EIBJ: Why do we need an events center?

Isom: Our role with that Event Center basically is twofold. One, Ball Ventures has donated the land for it. That’s a commitment that we made back in 2009. We just made good on that.

There’s a board, an Auditorium District board, that’s charged with taking care of those funds and making that happen. So we’re not officially involved with that at all. Other than the role of, obviously, donating the land and then working with them on coordinating the site around the other stuff that we’re doing.

But, I think it’s safe to say as far as community members and as a business in the community, we certainly support it.

Liddiard: I would echo that and say 110 percent we support it. Again, you can see the common vision of giving back. Twenty-two acres of really some prime real estate in Snake River Landing but that’s evidence showing that we support the need.

We support the use. We think it would be great for the community. But, at the end of the day, the community needs to come together and decide on that use and make some decisions regarding it going forward.

Isom told the Post Register four years ago that Snake River Landing is meant to be a place where Idaho Falls residents can do anything.

EIBJ: Do you think it has lived up to that?

Isom: We’ve talked before about providing a place for people to do everything. And we’d call that live, work, shop, play. If you look at each of those areas, we’ve done that, I think we’ve done a really good job on that.

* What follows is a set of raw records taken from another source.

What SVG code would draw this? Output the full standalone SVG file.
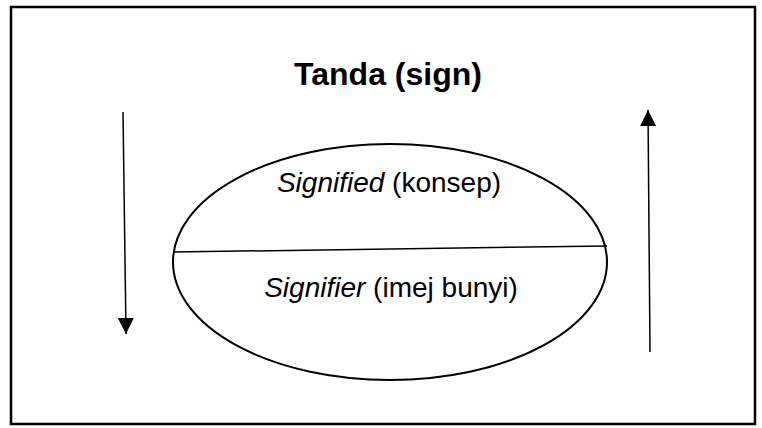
<svg xmlns="http://www.w3.org/2000/svg" width="762" height="428" viewBox="0 0 762 428">
<style>
.t{font-family:"Liberation Sans",Arial,sans-serif;fill:#000}
.ln{stroke:#000;stroke-width:1.5;fill:none}
</style>
<defs>
<marker id="ah" viewBox="0 0 16 16" refX="16" refY="8" markerWidth="16" markerHeight="16" markerUnits="userSpaceOnUse" orient="auto">
<path d="M0,0 L16,8 L0,16 Z" fill="#000"/>
</marker>
</defs>
<rect width="762" height="428" fill="#fff"/>
<rect x="11" y="7" width="744" height="417" fill="none" stroke="#000" stroke-width="2.5"/>
<g id="title"><text class="t" x="388" y="85" font-size="32" font-weight="bold" text-anchor="middle">Tanda (sign)</text></g>
<g id="sign">
<ellipse cx="390" cy="262" rx="217" ry="118" fill="none" stroke="#000" stroke-width="2"/>
<line class="ln" x1="173" y1="252" x2="607" y2="246"/>
</g>
<g id="signified"><text class="t" x="389" y="192" font-size="28" text-anchor="middle"><tspan font-style="italic">Signified</tspan> (konsep)</text></g>
<g id="signifier"><text class="t" x="391" y="297" font-size="28" text-anchor="middle"><tspan font-style="italic">Signifier</tspan> (imej bunyi)</text></g>
<g id="connectors">
<line class="ln" x1="123" y1="112" x2="126" y2="334" marker-end="url(#ah)"/>
<line class="ln" x1="650" y1="352" x2="648" y2="110" marker-end="url(#ah)"/>
</g>
</svg>
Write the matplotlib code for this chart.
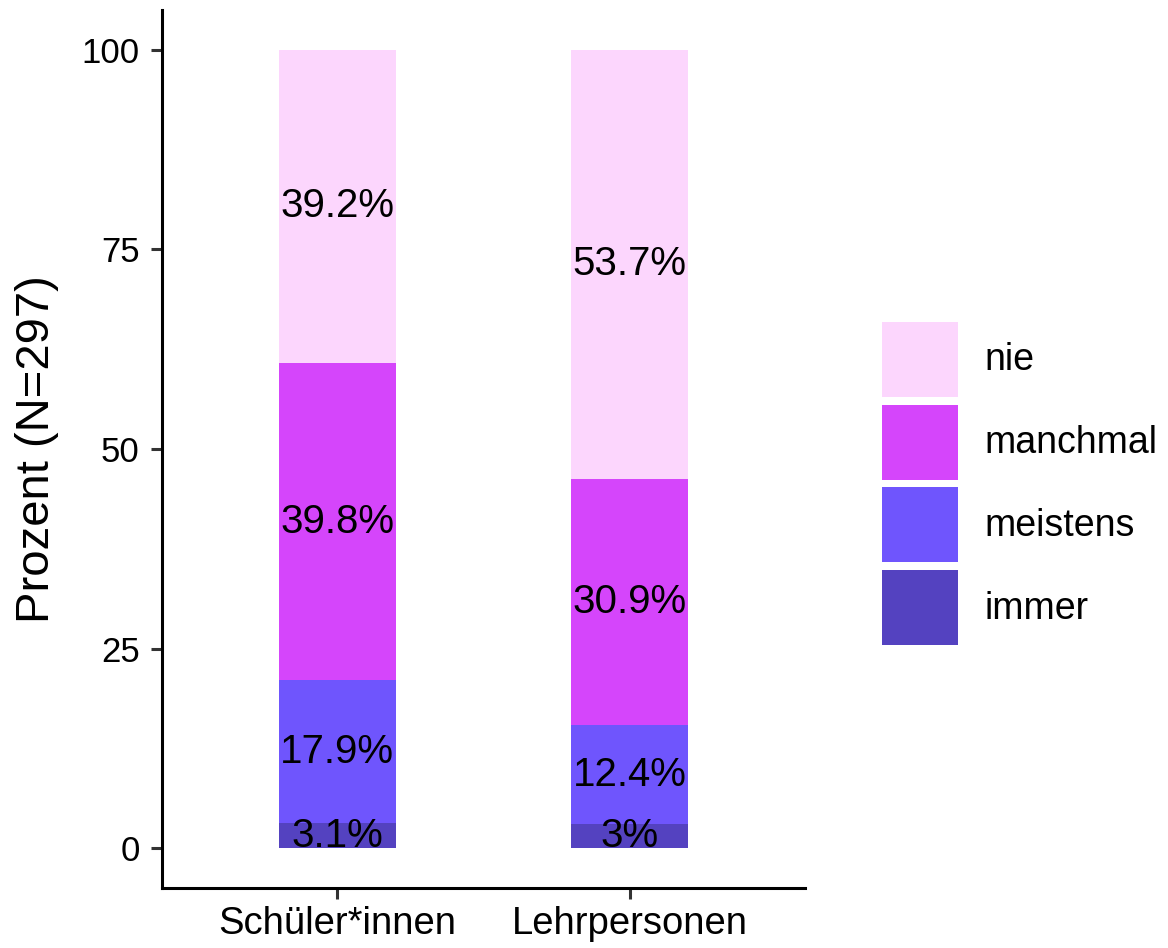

Obviously, you can live, you can work. There’s retail. There’s Bill’s Bike Shop and the restaurants, Kool Beanz and Love at First Bite. We see that continuing to grow in the future.

But then, a big part of that is play. We want this to have a sense of community. We want people to be able to live here and feel like they can do everything here without having to necessarily get in their car and drive. When you look at the different events that we have here throughout the year — 20, 21 events, from fun runs to the fireworks on the Fourth of July. That all plays into the whole of what Snake River Landing is and the experience that it provides for people. It’s pretty unique in a market this size to have that.

So with that, everything else that’s going on in town. We think the future’s bright. We’re excited for the things that are coming and excited to keep building and keep growing.